Diat, conocido por tirarle de la lengua al cardenal Sarah, visita varios monasterios franceses para contar cómo mueren los que de forma tan diferente vivieron. Supongo que parecerá una boutade porque la obra mereció el Gran Premio de la Academia Francesa, pero engañaría si dijera que está bien escrita; que igual lo está, pero no me lo ha parecido. La estructura es perezosa y los capítulos, repetitivos; falta mucho y sobra otro tanto. Pero engañaría también si dijera que, en cuanto a contenido, no es interesante. Lo es, porque el tema lo es. Es un libro con una buena idea, pero apresurado.

El capítulo sobre la visita a la Gran Cartuja, por ejemplo, es bien sustancioso, y del resto tampoco se sale con las manos vacías. Entre las cuestiones que pone sobre el tapete, tal vez la más controvertida sea la defensa de la agonía. Quieren degustar, paladear el mal trago. Así, en varios monasterios confiesan a Diat sus reservas con morir en el hospital. Para evitar el sufrimiento, a menudo se nubla a los monjes a base de fármacos hasta el punto de arrebatarles la muerte. Se quejan de que la morfina o el encarnizamiento terapéutico pueden impedir al moribundo apreciar los pasos que se acercan; y llevan toda la vida aguardando esos pasos y afinando el oído.

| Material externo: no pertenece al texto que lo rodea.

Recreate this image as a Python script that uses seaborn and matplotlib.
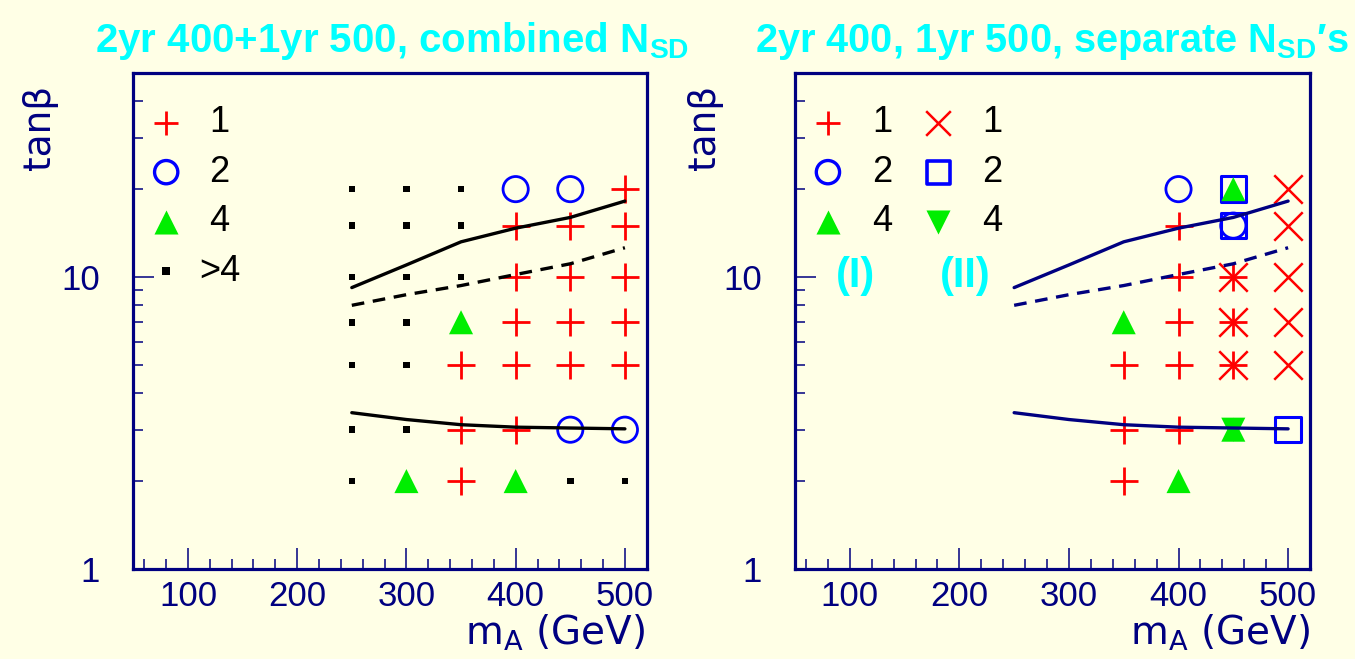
import matplotlib
matplotlib.use("Agg")
import matplotlib.pyplot as plt
from matplotlib.ticker import FixedLocator, FixedFormatter, MultipleLocator, LogLocator, NullFormatter
import seaborn as sns

# ---------------- data ----------------
# exclusion curves in the (m_A, tan beta) plane
curve_mA = [250, 300, 350, 400, 450, 500]
curve_upper = [9.2, 11.0, 13.2, 14.7, 16.0, 18.2]
curve_dashed = [8.0, 8.7, 9.35, 10.2, 11.1, 12.6]
curve_lower = [3.43, 3.25, 3.12, 3.06, 3.04, 3.02]

# combined N_SD (left panel)
comb_n1_mA = [500, 400, 450, 500, 400, 450, 500, 400, 450, 500, 350, 400, 450, 500, 350, 400, 350]
comb_n1_tb = [20, 15, 15, 15, 10, 10, 10, 7, 7, 7, 5, 5, 5, 5, 3, 3, 2]
comb_n2_mA = [400, 450, 450, 500]
comb_n2_tb = [20, 20, 3, 3]
comb_n4_mA = [350, 300, 400]
comb_n4_tb = [7, 2, 2]
comb_ngt4_mA = [250, 300, 350, 250, 300, 350, 250, 300, 350, 250, 300, 250, 300, 250, 300, 250, 450, 500]
comb_ngt4_tb = [20, 20, 20, 15, 15, 15, 10, 10, 10, 7, 7, 5, 5, 3, 3, 2, 2, 2]

# separate N_SD's (right panel): set (I) and set (II)
sepI_n1_mA = [400, 400, 450, 400, 450, 350, 400, 450, 350, 400, 350]
sepI_n1_tb = [15, 10, 10, 7, 7, 5, 5, 5, 3, 3, 2]
sepI_n2_mA = [400, 450]
sepI_n2_tb = [20, 15]
sepI_n4_mA = [450, 350, 400, 450]
sepI_n4_tb = [20, 7, 2, 3]
sepII_n1_mA = [500, 500, 500, 500, 500, 450, 450, 450]
sepII_n1_tb = [20, 15, 10, 7, 5, 10, 7, 5]
sepII_n2_mA = [450, 450, 500]
sepII_n2_tb = [20, 15, 3]
sepII_n4_mA = [450]
sepII_n4_tb = [3]

legend_combined = ["1", "2", "4", ">4"]
legend_separate = ["1", "2", "4"]

# ---------------- style ----------------
BG = "#FFFFE6"
NAVY = "#000080"
CYAN = "#00FFFF"
RED = "#FF0000"
BLUE = "#0000FF"
GREEN = "#00EE00"

sns.set_style("ticks")
plt.rcParams["font.family"] = ["Liberation Sans", "DejaVu Sans"]
plt.rcParams["mathtext.default"] = "regular"

TICK_FONT = ["Liberation Sans", "DejaVu Sans"]
LABEL_FONT = ["DejaVu Sans"]

fig = plt.figure(figsize=(13.55, 6.59), dpi=100, facecolor=BG)
axL = fig.add_axes([0.0984, 0.1366, 0.3789, 0.7527])
axR = fig.add_axes([0.5867, 0.1366, 0.3801, 0.7527])

S_PLUS, LW_PLUS = 380, 2.0
S_CIRC, LW_CIRC = 330, 2.0
S_TRI = 300
S_DOT = 22
S_X, LW_X = 420, 1.8
S_SQ, LW_SQ = 340, 2.2


def plus(ax, x, y, **kw):
    sns.scatterplot(x=x, y=y, marker="+", s=S_PLUS, color=RED, linewidth=LW_PLUS, ax=ax, zorder=4, **kw)


def cross(ax, x, y, **kw):
    sns.scatterplot(x=x, y=y, marker="x", s=S_X, color=RED, linewidth=LW_X, ax=ax, zorder=4, **kw)


def circle(ax, x, y, **kw):
    sns.scatterplot(x=x, y=y, marker="o", s=S_CIRC, color=BLUE, facecolor="none",
                    edgecolor=BLUE, linewidth=LW_CIRC, ax=ax, zorder=4, **kw)


def square(ax, x, y, **kw):
    sns.scatterplot(x=x, y=y, marker="s", s=S_SQ, color=BLUE, facecolor="none",
                    edgecolor=BLUE, linewidth=LW_SQ, ax=ax, zorder=3, **kw)


def tri(ax, x, y, marker="^", **kw):
    sns.scatterplot(x=x, y=y, marker=marker, s=S_TRI, color=GREEN, edgecolor="none",
                    linewidth=0, ax=ax, zorder=5, **kw)


def dot(ax, x, y, **kw):
    sns.scatterplot(x=x, y=y, marker="s", s=S_DOT, color="black", edgecolor="none",
                    linewidth=0, ax=ax, zorder=4, **kw)


def curves(ax, color):
    sns.lineplot(x=curve_mA, y=curve_upper, color=color, linewidth=2.4, ax=ax, zorder=6)
    sns.lineplot(x=curve_mA, y=curve_dashed, color=color, linewidth=2.4, ax=ax, zorder=6,
                 dashes=False, linestyle=(0, (3.8, 2.6)))
    sns.lineplot(x=curve_mA, y=curve_lower, color=color, linewidth=2.4, ax=ax, zorder=6)


def frame(ax):
    ax.set_facecolor(BG)
    ax.set_yscale("log")
    ax.set_xlim(50, 520)
    ax.set_ylim(1, 50)
    for sp in ax.spines.values():
        sp.set_visible(True)
        sp.set_color(NAVY)
        sp.set_linewidth(2.3)
    ax.xaxis.set_major_locator(MultipleLocator(100))
    ax.xaxis.set_minor_locator(MultipleLocator(20))
    ax.yaxis.set_major_locator(FixedLocator([1, 10]))
    ax.yaxis.set_major_formatter(FixedFormatter(["1", "10"]))
    ax.yaxis.set_minor_locator(LogLocator(base=10, subs=[2, 3, 4, 5, 6, 7, 8, 9]))
    ax.yaxis.set_minor_formatter(NullFormatter())
    ax.tick_params(which="both", direction="in", color=NAVY, width=1.1,
                   top=False, right=False, labelcolor=NAVY, labelsize=25)
    ax.tick_params(which="major", length=15)
    ax.tick_params(which="minor", length=7.5)
    ax.tick_params(axis="x", which="major", pad=8)
    ax.tick_params(axis="y", which="major", pad=24)
    for lab in ax.get_xticklabels() + ax.get_yticklabels():
        lab.set_family(TICK_FONT)
    ax.set_xlabel("")
    ax.set_ylabel("")


# ---------------- left panel: combined ----------------
dot(axL, comb_ngt4_mA, comb_ngt4_tb)
plus(axL, comb_n1_mA, comb_n1_tb)
circle(axL, comb_n2_mA, comb_n2_tb)
tri(axL, comb_n4_mA, comb_n4_tb)
curves(axL, "black")
frame(axL)

# key
kx, lx = 0.064, 0.168
key_y = [0.9, 0.8, 0.7, 0.6]
T = axL.transAxes
axL.scatter([kx], [key_y[0]], marker="+", s=S_PLUS * 0.75, color=RED, linewidth=LW_PLUS, transform=T)
axL.scatter([kx], [key_y[1]], marker="o", s=S_CIRC * 0.85, facecolor="none", edgecolor=BLUE, linewidth=LW_CIRC + 0.4, transform=T)
axL.scatter([kx], [key_y[2]], marker="^", s=S_TRI, color=GREEN, linewidth=0, transform=T)
axL.scatter([kx], [key_y[3]], marker="s", s=S_DOT * 1.6, color="black", linewidth=0, transform=T)
for yy, lab in zip(key_y, legend_combined):
    axL.text(lx, yy, lab, transform=T, ha="center", va="center", fontsize=26,
             color="black", family=TICK_FONT)

# ---------------- right panel: separate ----------------
plus(axR, sepI_n1_mA, sepI_n1_tb)
cross(axR, sepII_n1_mA, sepII_n1_tb)
square(axR, sepII_n2_mA, sepII_n2_tb)
circle(axR, sepI_n2_mA, sepI_n2_tb)
tri(axR, sepII_n4_mA, sepII_n4_tb, marker="v")
tri(axR, sepI_n4_mA, sepI_n4_tb, marker="^")
curves(axR, NAVY)
frame(axR)

T = axR.transAxes
kxI, lxI, kxII, lxII = 0.064, 0.169, 0.278, 0.383
axR.scatter([kxI], [key_y[0]], marker="+", s=S_PLUS * 0.75, color=RED, linewidth=LW_PLUS, transform=T)
axR.scatter([kxI], [key_y[1]], marker="o", s=S_CIRC * 0.85, facecolor="none", edgecolor=BLUE, linewidth=LW_CIRC + 0.4, transform=T)
axR.scatter([kxI], [key_y[2]], marker="^", s=S_TRI, color=GREEN, linewidth=0, transform=T)
axR.scatter([kxII], [key_y[0]], marker="x", s=S_X * 0.75, color=RED, linewidth=LW_X, transform=T)
axR.scatter([kxII], [key_y[1]], marker="s", s=S_SQ * 0.8, facecolor="none", edgecolor=BLUE, linewidth=LW_SQ + 0.4, transform=T)
axR.scatter([kxII], [key_y[2]], marker="v", s=S_TRI, color=GREEN, linewidth=0, transform=T)
for yy, lab in zip(key_y[:3], legend_separate):
    axR.text(lxI, yy, lab, transform=T, ha="center", va="center", fontsize=26, color="black", family=TICK_FONT)
    axR.text(lxII, yy, lab, transform=T, ha="center", va="center", fontsize=26, color="black", family=TICK_FONT)
axR.text(0.117, 0.59, "(I)", transform=T, ha="center", va="center", fontsize=30,
         fontweight="bold", color=CYAN, family=TICK_FONT)
axR.text(0.330, 0.59, "(II)", transform=T, ha="center", va="center", fontsize=30,
         fontweight="bold", color=CYAN, family=TICK_FONT)

# ---------------- titles and axis labels ----------------
W = 1355.0
renderer = fig.canvas.get_renderer()


def fitted_title(x_left, x_right, text):
    t = fig.text(x_left / W, 1 - 52 / 659, text, ha="left", va="baseline", fontsize=33,
                 fontweight="bold", color=CYAN, family=TICK_FONT)
    width = t.get_window_extent(renderer).width
    t.set_fontsize(33 * (x_right - x_left) / width)
    return t


fitted_title(95, 690, r"2yr 400+1yr 500, combined N$_{SD}$")
fitted_title(755, 1350, r"2yr 400, 1yr 500, separate N$_{SD}$′s")

for x0 in (40, 705):
    fig.text(x0 / W, 1 - 127 / 659, "tanβ", rotation=90, ha="center", va="center",
             fontsize=27, color=NAVY, family=LABEL_FONT)
for x1 in (645, 1310):
    fig.text(x1 / W, 1 - 645 / 659, r"m$_{A}$ (GeV)", ha="right", va="baseline",
             fontsize=28, color=NAVY, family=LABEL_FONT)

fig.savefig("out.png", dpi=100, facecolor=BG)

Por otro lado, el libro ofrece un buen número de defunciones, aunque no todas ejemplares. “Nadie puede saber cómo vivirá su muerte”, ni siquiera a luz de su vida. Apunta dom Olivier, abad de Cîteaux: “Los muertos más serenos no son necesariamente los más santos”. Según eso, la hechura de la muerte no tiene por qué ser consecuencia ni augurio de nada. Con todo, algunos de los trances son excelentes, otros dejan un cadáver radiante y rejuvenecido. Los hay incluso en los que se brinda con champagne. Y cómo no acordarse aquí del médico de Amanece que no es poco, que curar no curaba, pero hay que ver cómo disfrutaba cuando asistía a un moribundo ordenadito. Qué apagarse, decía, qué manera de morir.